Fort heureusement, le film se concentre très peu sur les deux acolytes et leur superficielle quête du trésor, car la majorité de l'intrigue est centrée sur le lien qui unit Kat et Casper : le deuil. Elle, très attachée à une photo sous cadre de sa mère disparue, a terriblement peur que le temps lui fasse oublier ce visage. Lui, décédé depuis plusieurs années, a pratiquement tout oublié de sa vie avant la mort. Ce n'est que lorsque Kat lui recréera sa chambre d'enfant que les souvenirs de Casper remonteront, jusqu'au drame qui l'a condamné à errer dans le manoir. La plupart de ces scènes sont très touchantes et bien amenées, plus que la pseudo-romance que le film veut nous vendre dans les dernières minutes. Cependant, tous les thèmes traités dans Casper ont un sens et sont là pour appuyer des questionnements chez les enfants à travers l'importance de l'amitié et de la stabilité, la question de la vie après la mort et du deuil, ou encore une ode à la tolérance (ne pas se fier aux apparences).
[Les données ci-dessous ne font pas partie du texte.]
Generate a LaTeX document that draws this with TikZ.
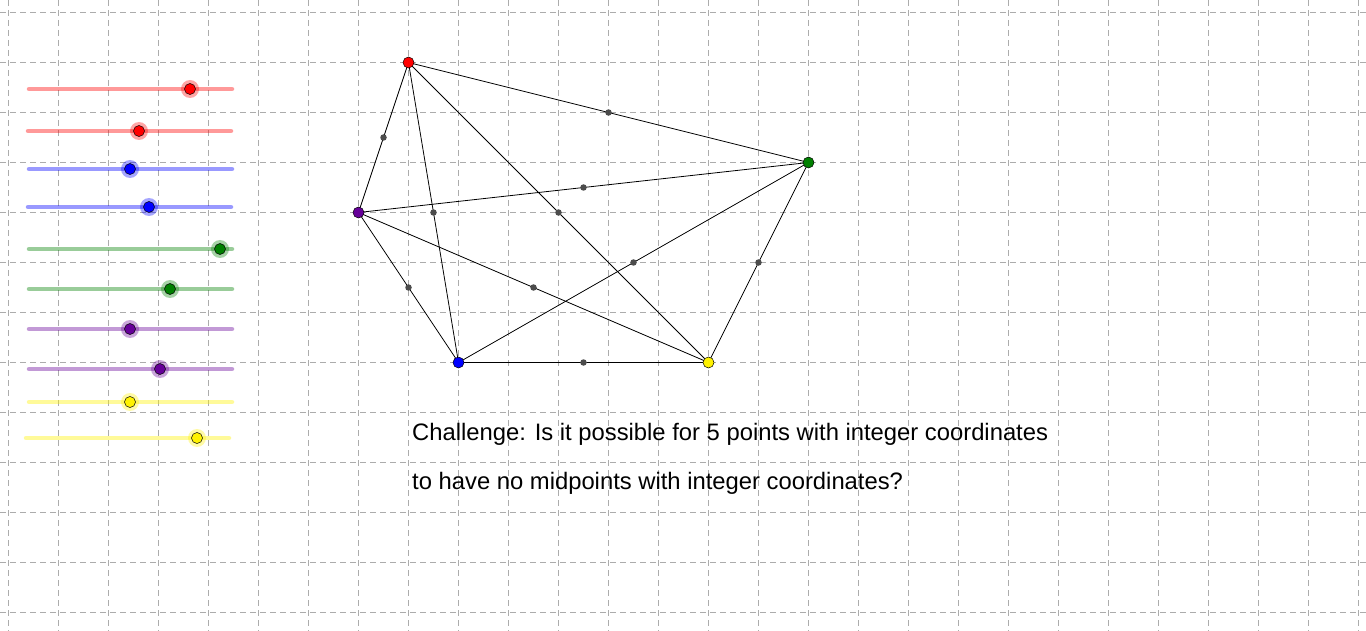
\documentclass[tikz,border=0pt]{standalone}
\usepackage{fontspec}
\setmainfont{Liberation Sans}
\usetikzlibrary{calc}
\definecolor{pur}{RGB}{102,0,153}
\definecolor{grn}{RGB}{0,128,0}
\begin{document}
\begin{tikzpicture}[x=1pt,y=-1pt,
  gridl/.style={draw=gray!65,line width=0.8pt,dash pattern=on 6pt off 4pt},
  pt/.style={circle,draw=black,line width=0.5pt,inner sep=0pt,minimum size=11pt},
  mid/.style={circle,fill=black!70,inner sep=0pt,minimum size=6.5pt},
  edge/.style={draw=black,line width=0.8pt},
  track/.style={line width=4.5pt,line cap=round}]
\useasboundingbox (0,0) rectangle (1366,631);
\foreach \i in {0,...,27} \draw[gridl] (8+50*\i,0) -- (8+50*\i,631);
\foreach \j in {0,...,12} \draw[gridl] (0,12.5+50*\j) -- (1366,12.5+50*\j);
% sliders
\foreach \y/\c/\k/\a/\b [count=\n] in {89/red/190/29/232,131/red/139/28/231,169/blue/130/29/232,207/blue/149/28/231,249/grn/220/29/232,289/grn/170/29/232,329/pur/130/29/232,369/pur/160/29/232,402/yellow/130/29/232,438/yellow/197/26/229}{
  \draw[track,\c,opacity=0.4] (\a,\y) -- (\b,\y);
  \fill[\c,opacity=0.35] (\k,\y) circle (9);
  \node[pt,fill=\c] (s\n) at (\k,\y) {};
}
% points
\coordinate (R) at (408.5,62.5);
\coordinate (G) at (808.5,162.5);
\coordinate (P) at (358.5,212.5);
\coordinate (B) at (458.5,362.5);
\coordinate (Y) at (708.5,362.5);
\foreach \u/\v in {R/G,R/P,R/B,R/Y,G/P,G/B,G/Y,P/B,P/Y,B/Y}{
  \draw[edge] (\u) -- (\v);
  \node[mid] (m\u\v) at ($(\u)!0.5!(\v)$) {};
}
\node[pt,fill=red] (nR) at (R) {};
\node[pt,fill=grn] (nG) at (G) {};
\node[pt,fill=pur] (nP) at (P) {};
\node[pt,fill=blue] (nB) at (B) {};
\node[pt,fill=yellow] (nY) at (Y) {};
\node[anchor=base west,inner sep=0pt,font=\fontsize{23.8}{28}\selectfont] (t1) at (412,440) {Challenge: Is it possible for 5 points with integer coordinates};
\node[anchor=base west,inner sep=0pt,font=\fontsize{23.8}{28}\selectfont] (t2) at (412,489) {to have no midpoints with integer coordinates?};
\end{tikzpicture}
\end{document}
Reparlons quand même de la conclusion du film. Elle est loin d'être parfaite, car il est difficile de comprendre ce choix de rendre Casper amoureux de Kat, mais elle l'est du point de vue de James, le père de Kat. En effet, les fantômes de la maison aident James à reparler une dernière fois à sa femme devenue ange, lui permettant ainsi de mettre un terme à cette "œuvre inachevée", de passer enfin à autre chose. L'émotion est au rendez-vous dans une scène d'une très grande beauté, où James Horner nous inonde de l'une de ses compositions musicales les plus magnifiques.
Des années plus tard, même sans avoir réécouté ces notes depuis 10 ans, je me souvenais avec précision du thème musical du film. La musique de James Horner est ici douce et nostalgique, appuyant sur des émotions qui augmentent proportionnellement à l'âge du spectateur. Je terminerai donc cet article sur ce qui me semble être la plus grande qualité de Casper : cette inoubliable mélodie au piano ci-dessous à partir de 1:05. J'en pleurerais. J'ai beau avoir 35 ans, lorsque ces notes résonnent dans ma tête, elles sont accompagnées du plus grand frisson qui soit. Ma fille, elle aussi, a adoré ça.